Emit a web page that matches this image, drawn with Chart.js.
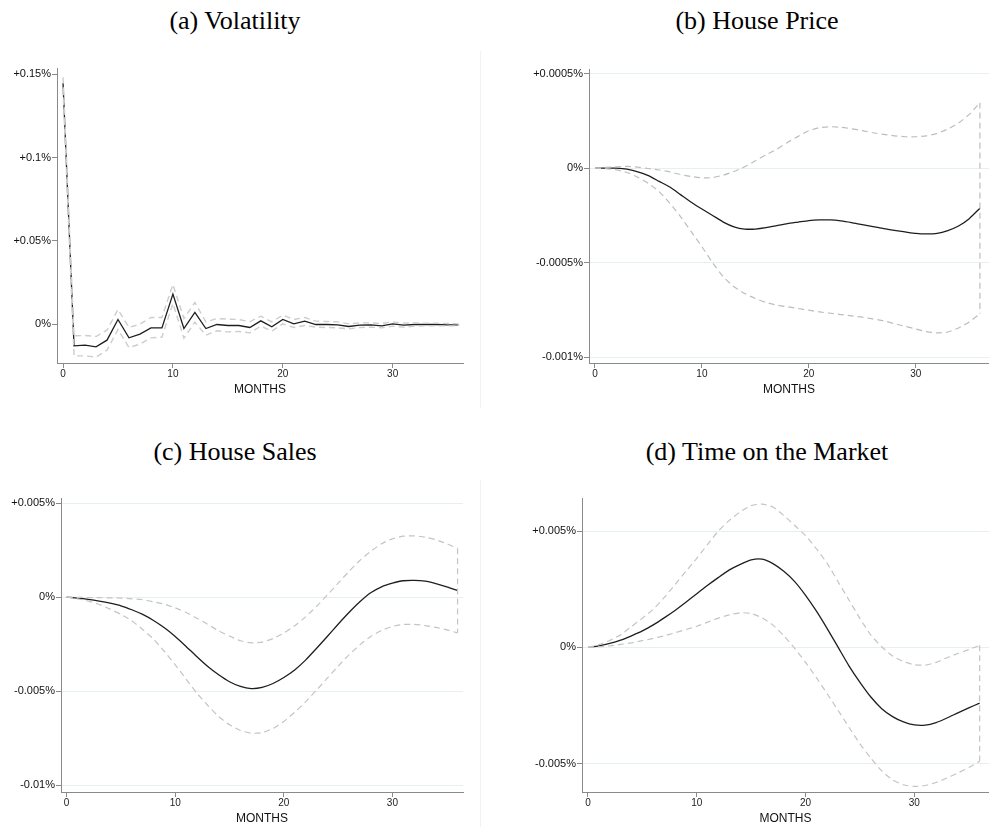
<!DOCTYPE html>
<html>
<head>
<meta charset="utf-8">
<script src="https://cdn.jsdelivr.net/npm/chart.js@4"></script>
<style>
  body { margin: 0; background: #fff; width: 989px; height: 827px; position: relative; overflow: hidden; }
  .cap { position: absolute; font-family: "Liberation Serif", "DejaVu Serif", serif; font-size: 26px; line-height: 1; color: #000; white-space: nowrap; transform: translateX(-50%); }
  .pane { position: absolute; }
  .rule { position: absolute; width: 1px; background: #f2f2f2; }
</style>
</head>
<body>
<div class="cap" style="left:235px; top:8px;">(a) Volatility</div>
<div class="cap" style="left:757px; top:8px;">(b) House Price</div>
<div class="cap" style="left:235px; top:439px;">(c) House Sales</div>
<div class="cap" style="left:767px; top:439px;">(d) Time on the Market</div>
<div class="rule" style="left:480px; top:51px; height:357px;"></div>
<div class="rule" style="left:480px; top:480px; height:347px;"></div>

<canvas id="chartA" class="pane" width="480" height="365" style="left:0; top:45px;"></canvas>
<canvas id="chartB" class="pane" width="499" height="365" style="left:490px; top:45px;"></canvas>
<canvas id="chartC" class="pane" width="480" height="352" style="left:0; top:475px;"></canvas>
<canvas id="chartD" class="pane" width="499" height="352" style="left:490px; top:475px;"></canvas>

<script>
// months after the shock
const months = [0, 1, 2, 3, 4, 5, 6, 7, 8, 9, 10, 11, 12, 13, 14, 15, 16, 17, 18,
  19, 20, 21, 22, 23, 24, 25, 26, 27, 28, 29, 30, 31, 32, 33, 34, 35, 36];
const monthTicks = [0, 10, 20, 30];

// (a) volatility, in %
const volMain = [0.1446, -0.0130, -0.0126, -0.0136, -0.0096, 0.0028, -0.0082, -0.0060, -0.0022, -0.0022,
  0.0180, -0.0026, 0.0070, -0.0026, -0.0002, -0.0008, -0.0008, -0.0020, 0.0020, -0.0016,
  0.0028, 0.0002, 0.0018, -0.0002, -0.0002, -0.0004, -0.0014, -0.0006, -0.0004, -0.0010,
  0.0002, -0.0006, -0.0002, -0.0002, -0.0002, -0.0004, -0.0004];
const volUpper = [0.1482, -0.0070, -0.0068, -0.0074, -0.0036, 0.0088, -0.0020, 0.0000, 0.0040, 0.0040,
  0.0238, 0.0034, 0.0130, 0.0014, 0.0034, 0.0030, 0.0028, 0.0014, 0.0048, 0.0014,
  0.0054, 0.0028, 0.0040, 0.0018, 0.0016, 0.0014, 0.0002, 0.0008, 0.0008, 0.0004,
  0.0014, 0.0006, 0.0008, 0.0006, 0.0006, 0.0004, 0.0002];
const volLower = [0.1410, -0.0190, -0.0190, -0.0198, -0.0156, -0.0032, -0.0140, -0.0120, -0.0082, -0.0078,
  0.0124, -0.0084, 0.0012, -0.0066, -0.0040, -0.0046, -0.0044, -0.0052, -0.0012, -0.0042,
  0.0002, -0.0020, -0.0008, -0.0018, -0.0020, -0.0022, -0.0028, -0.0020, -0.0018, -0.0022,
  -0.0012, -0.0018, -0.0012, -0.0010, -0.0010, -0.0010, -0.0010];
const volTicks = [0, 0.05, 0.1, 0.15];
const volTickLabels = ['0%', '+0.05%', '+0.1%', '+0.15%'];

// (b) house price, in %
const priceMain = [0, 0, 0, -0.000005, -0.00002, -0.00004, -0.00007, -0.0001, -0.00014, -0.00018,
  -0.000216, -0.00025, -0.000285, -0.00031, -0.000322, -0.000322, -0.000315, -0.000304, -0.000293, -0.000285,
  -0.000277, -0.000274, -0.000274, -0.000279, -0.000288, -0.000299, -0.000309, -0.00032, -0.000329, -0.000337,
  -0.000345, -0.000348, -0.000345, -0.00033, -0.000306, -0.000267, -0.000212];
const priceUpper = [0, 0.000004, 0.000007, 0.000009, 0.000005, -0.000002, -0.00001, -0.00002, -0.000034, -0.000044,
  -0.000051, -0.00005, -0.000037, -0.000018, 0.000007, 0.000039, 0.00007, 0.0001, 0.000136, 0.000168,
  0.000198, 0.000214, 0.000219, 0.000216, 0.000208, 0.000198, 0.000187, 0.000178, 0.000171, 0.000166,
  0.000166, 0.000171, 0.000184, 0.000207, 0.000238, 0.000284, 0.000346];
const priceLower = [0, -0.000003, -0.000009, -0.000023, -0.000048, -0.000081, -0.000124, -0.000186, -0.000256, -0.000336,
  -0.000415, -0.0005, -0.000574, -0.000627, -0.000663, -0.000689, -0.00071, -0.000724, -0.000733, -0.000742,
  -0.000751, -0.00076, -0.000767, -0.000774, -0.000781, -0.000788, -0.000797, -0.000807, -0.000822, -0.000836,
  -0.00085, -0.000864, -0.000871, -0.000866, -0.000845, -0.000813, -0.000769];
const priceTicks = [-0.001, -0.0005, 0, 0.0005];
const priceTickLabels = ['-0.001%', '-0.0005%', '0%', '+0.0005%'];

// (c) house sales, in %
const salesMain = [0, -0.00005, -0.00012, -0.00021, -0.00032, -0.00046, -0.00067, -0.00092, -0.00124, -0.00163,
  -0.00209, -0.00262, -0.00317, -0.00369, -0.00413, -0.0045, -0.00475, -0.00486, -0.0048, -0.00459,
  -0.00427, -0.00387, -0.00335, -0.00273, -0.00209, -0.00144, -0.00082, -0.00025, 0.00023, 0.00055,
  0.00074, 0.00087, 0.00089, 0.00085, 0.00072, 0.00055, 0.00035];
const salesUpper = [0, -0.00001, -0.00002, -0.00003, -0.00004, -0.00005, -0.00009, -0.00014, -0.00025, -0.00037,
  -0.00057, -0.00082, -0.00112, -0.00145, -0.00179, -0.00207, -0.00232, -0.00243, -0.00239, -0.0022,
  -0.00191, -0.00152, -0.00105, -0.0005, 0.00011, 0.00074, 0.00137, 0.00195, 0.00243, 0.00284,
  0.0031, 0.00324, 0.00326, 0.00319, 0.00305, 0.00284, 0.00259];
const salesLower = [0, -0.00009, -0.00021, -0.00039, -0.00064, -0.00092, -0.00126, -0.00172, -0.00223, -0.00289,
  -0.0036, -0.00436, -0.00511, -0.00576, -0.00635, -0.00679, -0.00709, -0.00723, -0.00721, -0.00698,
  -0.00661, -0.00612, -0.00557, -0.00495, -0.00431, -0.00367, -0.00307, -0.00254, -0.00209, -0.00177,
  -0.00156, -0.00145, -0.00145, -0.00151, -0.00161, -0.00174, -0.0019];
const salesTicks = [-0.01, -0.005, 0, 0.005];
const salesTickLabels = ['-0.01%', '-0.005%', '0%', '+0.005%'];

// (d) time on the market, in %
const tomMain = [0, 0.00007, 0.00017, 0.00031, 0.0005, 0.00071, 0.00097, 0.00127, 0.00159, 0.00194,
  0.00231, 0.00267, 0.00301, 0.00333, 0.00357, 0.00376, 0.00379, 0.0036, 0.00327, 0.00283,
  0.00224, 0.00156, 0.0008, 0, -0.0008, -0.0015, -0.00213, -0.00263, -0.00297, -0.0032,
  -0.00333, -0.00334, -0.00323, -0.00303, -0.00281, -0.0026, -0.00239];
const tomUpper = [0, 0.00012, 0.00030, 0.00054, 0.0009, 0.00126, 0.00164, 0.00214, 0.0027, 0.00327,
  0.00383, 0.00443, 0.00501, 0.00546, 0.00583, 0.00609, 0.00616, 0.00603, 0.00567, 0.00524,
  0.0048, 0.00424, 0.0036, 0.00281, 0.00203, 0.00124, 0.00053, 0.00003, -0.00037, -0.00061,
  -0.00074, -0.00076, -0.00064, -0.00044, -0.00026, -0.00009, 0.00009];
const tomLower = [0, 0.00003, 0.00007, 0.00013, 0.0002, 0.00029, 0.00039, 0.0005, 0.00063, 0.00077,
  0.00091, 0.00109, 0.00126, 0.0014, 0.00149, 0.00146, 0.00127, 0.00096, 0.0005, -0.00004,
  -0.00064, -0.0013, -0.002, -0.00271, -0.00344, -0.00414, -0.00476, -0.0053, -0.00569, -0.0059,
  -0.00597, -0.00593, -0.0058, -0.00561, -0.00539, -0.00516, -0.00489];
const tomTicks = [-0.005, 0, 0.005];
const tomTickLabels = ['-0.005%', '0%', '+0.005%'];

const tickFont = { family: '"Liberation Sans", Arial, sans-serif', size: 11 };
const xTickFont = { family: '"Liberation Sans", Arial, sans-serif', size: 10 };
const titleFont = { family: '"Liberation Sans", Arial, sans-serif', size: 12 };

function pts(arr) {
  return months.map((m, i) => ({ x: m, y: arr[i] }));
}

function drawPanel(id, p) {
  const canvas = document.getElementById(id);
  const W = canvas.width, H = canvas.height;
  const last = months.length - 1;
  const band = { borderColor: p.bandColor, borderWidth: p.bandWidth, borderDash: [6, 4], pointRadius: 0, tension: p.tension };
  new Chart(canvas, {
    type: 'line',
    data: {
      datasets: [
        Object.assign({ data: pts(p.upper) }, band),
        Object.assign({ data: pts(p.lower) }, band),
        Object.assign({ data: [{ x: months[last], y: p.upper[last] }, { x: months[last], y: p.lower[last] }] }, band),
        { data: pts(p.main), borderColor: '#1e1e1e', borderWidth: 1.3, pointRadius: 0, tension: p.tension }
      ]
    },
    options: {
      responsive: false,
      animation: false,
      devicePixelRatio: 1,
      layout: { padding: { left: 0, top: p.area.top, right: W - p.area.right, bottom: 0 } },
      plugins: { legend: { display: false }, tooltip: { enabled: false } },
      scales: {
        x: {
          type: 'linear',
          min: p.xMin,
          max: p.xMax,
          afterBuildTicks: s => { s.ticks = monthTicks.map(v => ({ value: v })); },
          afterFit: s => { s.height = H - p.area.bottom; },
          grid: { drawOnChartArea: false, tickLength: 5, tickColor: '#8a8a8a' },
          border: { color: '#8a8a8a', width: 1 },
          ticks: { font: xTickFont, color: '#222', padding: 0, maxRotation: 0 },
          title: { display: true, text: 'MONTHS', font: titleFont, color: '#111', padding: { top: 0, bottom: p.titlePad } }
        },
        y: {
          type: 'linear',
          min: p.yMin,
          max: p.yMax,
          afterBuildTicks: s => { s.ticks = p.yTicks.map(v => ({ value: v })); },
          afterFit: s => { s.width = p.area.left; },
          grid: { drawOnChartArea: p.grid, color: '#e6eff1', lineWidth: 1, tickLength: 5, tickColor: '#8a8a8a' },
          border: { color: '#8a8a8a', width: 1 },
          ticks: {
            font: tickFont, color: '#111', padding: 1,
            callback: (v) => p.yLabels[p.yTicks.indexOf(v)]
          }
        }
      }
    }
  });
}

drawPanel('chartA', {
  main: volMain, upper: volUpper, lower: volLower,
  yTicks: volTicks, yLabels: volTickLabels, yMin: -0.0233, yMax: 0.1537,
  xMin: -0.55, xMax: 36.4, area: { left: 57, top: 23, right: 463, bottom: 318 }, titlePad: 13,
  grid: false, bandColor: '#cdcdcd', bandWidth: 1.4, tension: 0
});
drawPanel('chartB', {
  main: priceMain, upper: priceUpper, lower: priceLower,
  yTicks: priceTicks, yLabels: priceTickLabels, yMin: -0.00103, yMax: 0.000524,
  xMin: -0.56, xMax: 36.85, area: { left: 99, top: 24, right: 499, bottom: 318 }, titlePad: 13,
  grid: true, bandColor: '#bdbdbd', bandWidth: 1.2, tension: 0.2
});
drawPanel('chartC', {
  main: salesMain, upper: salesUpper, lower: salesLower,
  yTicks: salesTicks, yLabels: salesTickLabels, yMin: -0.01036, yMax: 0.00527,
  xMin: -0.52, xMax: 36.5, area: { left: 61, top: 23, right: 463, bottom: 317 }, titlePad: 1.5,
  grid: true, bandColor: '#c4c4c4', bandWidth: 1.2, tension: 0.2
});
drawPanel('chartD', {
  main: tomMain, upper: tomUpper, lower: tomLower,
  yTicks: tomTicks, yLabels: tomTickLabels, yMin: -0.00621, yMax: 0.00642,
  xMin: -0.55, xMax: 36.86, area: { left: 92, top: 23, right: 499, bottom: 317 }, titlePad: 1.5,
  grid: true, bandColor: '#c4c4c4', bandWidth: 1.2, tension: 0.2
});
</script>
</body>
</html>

------------------------------------------------------------

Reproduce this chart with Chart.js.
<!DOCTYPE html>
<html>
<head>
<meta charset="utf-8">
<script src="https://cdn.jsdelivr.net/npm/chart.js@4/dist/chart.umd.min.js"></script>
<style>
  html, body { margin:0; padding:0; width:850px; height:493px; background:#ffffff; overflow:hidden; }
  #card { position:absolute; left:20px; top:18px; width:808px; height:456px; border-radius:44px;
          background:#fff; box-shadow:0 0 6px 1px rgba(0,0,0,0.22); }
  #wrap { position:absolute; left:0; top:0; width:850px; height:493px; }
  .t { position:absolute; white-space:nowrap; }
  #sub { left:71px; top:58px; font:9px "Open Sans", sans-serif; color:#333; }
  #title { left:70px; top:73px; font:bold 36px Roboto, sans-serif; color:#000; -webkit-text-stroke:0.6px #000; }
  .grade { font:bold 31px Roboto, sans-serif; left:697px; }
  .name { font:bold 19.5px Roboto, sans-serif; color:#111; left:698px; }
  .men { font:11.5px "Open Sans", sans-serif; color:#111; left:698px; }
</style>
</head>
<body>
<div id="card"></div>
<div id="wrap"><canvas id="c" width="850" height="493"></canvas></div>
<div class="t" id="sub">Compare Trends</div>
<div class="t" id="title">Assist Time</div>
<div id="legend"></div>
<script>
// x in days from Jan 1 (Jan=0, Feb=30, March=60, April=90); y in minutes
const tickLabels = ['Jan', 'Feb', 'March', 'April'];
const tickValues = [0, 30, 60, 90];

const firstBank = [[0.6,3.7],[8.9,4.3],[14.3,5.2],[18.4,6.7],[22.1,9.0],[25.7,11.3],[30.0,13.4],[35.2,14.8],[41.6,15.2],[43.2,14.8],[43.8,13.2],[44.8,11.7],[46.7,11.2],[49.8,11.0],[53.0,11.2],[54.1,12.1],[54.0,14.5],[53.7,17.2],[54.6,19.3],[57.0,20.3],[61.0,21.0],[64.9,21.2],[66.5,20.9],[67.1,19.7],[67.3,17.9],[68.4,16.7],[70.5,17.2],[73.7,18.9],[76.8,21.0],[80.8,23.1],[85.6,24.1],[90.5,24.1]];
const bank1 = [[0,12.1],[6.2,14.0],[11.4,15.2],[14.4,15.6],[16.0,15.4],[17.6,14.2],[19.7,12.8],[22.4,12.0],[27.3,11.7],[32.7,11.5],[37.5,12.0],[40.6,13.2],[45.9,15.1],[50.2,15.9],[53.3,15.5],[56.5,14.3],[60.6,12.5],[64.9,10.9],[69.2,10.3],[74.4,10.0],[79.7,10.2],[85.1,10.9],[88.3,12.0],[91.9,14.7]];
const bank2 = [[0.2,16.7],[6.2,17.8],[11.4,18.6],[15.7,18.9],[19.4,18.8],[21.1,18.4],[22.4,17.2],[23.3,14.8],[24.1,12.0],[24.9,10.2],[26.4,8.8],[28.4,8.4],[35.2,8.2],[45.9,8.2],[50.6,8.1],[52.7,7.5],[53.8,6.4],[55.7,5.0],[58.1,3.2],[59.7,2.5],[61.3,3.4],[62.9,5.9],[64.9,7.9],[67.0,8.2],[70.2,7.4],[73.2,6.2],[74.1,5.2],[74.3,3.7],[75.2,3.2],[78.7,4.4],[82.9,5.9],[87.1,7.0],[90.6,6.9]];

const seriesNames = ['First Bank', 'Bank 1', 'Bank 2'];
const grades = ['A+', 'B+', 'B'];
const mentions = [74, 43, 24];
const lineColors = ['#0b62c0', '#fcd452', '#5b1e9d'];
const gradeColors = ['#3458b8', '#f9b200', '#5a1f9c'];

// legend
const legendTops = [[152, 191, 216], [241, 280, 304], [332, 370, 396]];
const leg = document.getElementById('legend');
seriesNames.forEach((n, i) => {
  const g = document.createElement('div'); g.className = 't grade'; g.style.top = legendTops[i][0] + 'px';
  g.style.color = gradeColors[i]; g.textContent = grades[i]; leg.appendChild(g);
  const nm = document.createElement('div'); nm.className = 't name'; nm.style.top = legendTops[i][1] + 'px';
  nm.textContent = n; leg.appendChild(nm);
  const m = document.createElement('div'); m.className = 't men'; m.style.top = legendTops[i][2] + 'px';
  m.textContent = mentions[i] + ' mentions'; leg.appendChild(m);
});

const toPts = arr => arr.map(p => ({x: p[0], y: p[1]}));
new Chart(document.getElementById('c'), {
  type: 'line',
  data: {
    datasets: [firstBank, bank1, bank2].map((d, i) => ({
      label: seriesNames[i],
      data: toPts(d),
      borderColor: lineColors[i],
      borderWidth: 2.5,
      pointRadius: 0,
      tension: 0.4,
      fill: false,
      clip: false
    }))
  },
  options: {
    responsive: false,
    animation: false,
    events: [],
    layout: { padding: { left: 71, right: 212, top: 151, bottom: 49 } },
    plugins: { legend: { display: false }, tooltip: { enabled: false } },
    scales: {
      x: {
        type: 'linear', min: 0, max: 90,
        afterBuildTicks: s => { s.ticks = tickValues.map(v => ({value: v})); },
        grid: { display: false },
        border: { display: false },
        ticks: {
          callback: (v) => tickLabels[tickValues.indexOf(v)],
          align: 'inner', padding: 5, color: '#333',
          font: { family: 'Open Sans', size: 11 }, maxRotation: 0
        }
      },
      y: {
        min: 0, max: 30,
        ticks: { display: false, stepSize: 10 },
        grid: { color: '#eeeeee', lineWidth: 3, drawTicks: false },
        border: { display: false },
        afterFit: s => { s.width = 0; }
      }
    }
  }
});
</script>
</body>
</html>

------------------------------------------------------------

_Given instruction_
Exactly reproduce the lines from the line holding "Emit a web page" through the line holding "const monthTicks = [0, 10, 20, 30];", and only those; pictures are to be left out.

_Problem solution_
Emit a web page that matches this image, drawn with Chart.js.
<!DOCTYPE html>
<html>
<head>
<meta charset="utf-8">
<script src="https://cdn.jsdelivr.net/npm/chart.js@4"></script>
<style>
  body { margin: 0; background: #fff; width: 989px; height: 827px; position: relative; overflow: hidden; }
  .cap { position: absolute; font-family: "Liberation Serif", "DejaVu Serif", serif; font-size: 26px; line-height: 1; color: #000; white-space: nowrap; transform: translateX(-50%); }
  .pane { position: absolute; }
  .rule { position: absolute; width: 1px; background: #f2f2f2; }
</style>
</head>
<body>
<div class="cap" style="left:235px; top:8px;">(a) Volatility</div>
<div class="cap" style="left:757px; top:8px;">(b) House Price</div>
<div class="cap" style="left:235px; top:439px;">(c) House Sales</div>
<div class="cap" style="left:767px; top:439px;">(d) Time on the Market</div>
<div class="rule" style="left:480px; top:51px; height:357px;"></div>
<div class="rule" style="left:480px; top:480px; height:347px;"></div>

<canvas id="chartA" class="pane" width="480" height="365" style="left:0; top:45px;"></canvas>
<canvas id="chartB" class="pane" width="499" height="365" style="left:490px; top:45px;"></canvas>
<canvas id="chartC" class="pane" width="480" height="352" style="left:0; top:475px;"></canvas>
<canvas id="chartD" class="pane" width="499" height="352" style="left:490px; top:475px;"></canvas>

<script>
// months after the shock
const months = [0, 1, 2, 3, 4, 5, 6, 7, 8, 9, 10, 11, 12, 13, 14, 15, 16, 17, 18,
  19, 20, 21, 22, 23, 24, 25, 26, 27, 28, 29, 30, 31, 32, 33, 34, 35, 36];
const monthTicks = [0, 10, 20, 30];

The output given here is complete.